## Given request
Each line from the top of the listing through the one holding "import matplotlib.pyplot as plt" should be restated word for word, with nothing added and no pictures.

## Dataset content
#####

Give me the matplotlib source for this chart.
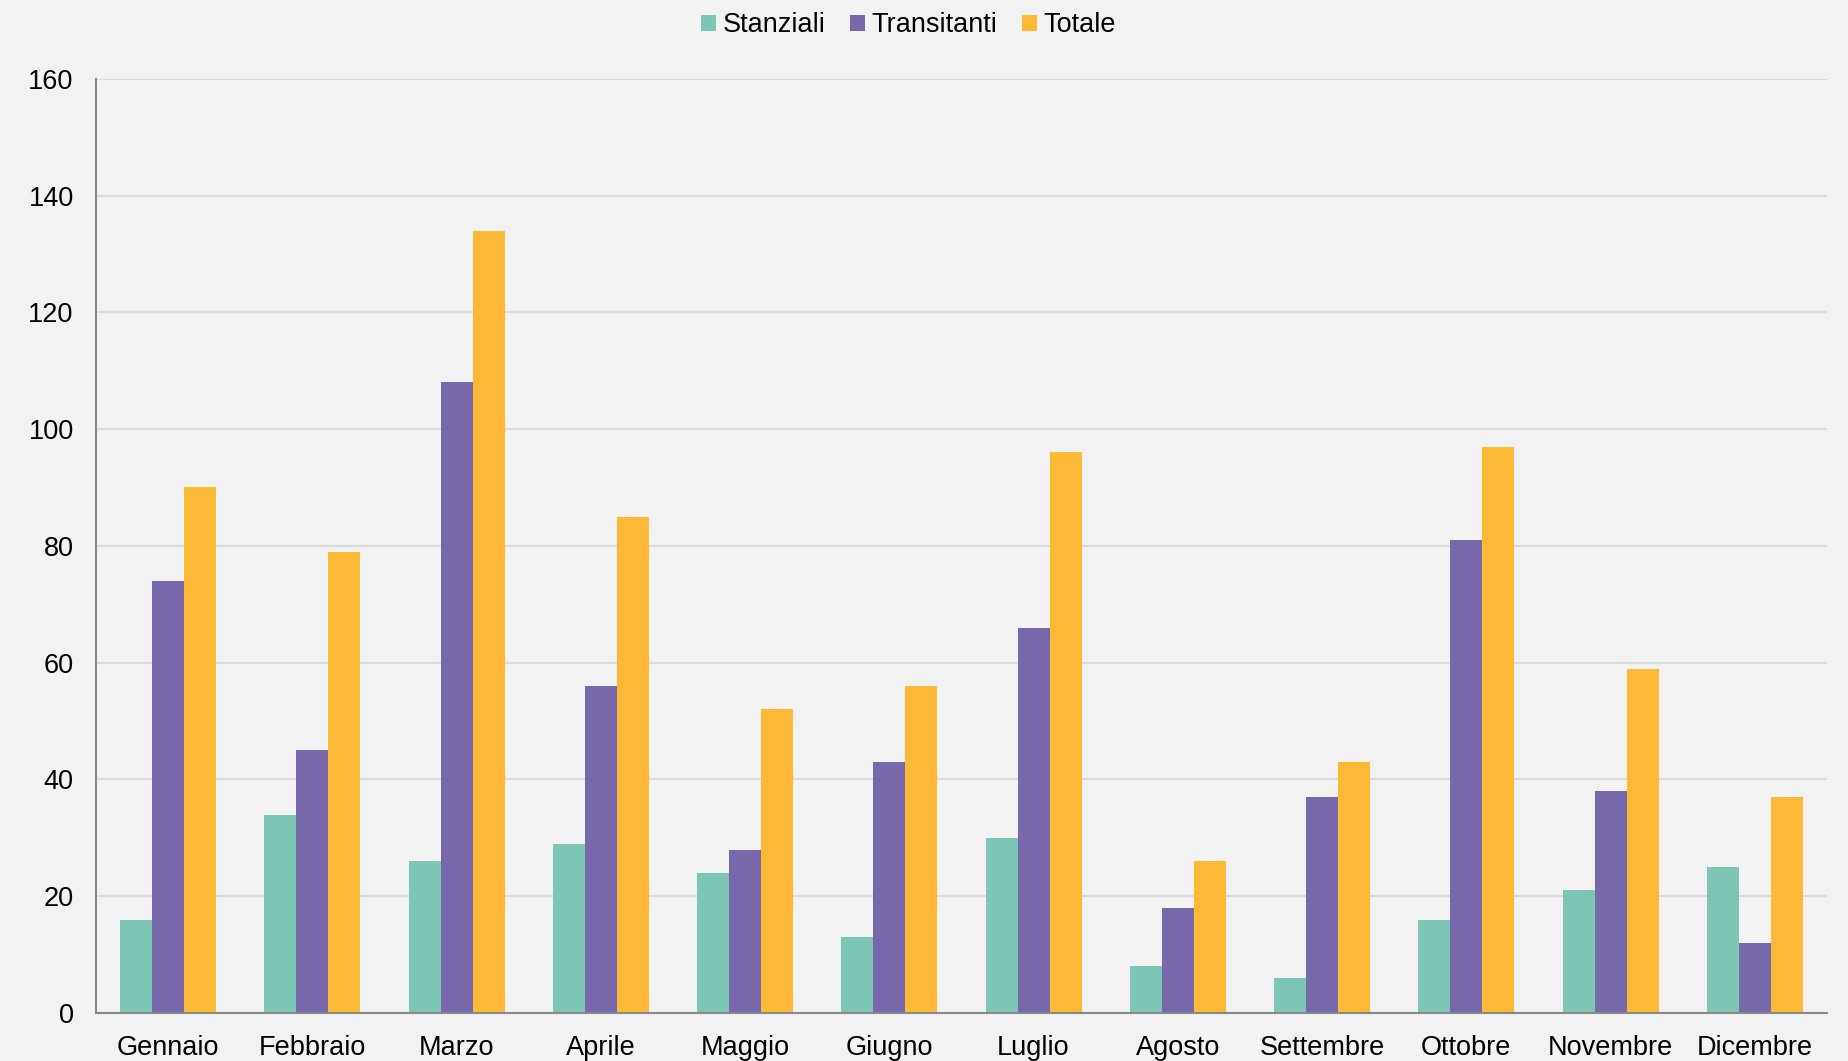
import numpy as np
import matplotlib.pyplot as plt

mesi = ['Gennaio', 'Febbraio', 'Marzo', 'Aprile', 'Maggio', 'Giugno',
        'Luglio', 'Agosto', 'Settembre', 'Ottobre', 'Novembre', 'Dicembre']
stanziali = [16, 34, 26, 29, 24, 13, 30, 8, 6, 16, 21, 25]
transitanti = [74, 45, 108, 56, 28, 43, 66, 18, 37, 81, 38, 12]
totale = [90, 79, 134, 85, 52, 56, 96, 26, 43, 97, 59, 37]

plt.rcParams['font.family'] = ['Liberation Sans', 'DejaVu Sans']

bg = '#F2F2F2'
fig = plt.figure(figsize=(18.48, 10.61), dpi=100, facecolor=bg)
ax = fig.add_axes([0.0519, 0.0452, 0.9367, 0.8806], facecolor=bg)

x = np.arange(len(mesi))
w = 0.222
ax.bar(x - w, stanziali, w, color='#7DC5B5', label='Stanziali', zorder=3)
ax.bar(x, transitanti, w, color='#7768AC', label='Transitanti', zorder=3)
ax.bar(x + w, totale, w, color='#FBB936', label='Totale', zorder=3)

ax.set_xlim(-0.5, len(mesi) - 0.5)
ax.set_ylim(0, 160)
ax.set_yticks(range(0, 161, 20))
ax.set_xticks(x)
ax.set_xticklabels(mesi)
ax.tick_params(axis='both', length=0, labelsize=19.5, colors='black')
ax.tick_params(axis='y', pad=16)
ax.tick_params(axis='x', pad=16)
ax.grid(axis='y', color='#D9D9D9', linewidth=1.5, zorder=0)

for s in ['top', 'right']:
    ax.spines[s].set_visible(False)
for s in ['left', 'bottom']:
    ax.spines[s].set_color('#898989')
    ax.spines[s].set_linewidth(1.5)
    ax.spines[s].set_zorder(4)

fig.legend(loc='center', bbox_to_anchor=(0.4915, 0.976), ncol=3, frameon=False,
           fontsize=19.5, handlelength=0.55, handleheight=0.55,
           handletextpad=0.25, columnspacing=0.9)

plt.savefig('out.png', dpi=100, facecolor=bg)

#####

## The reply
Give me the matplotlib source for this chart.
import numpy as np
import matplotlib.pyplot as plt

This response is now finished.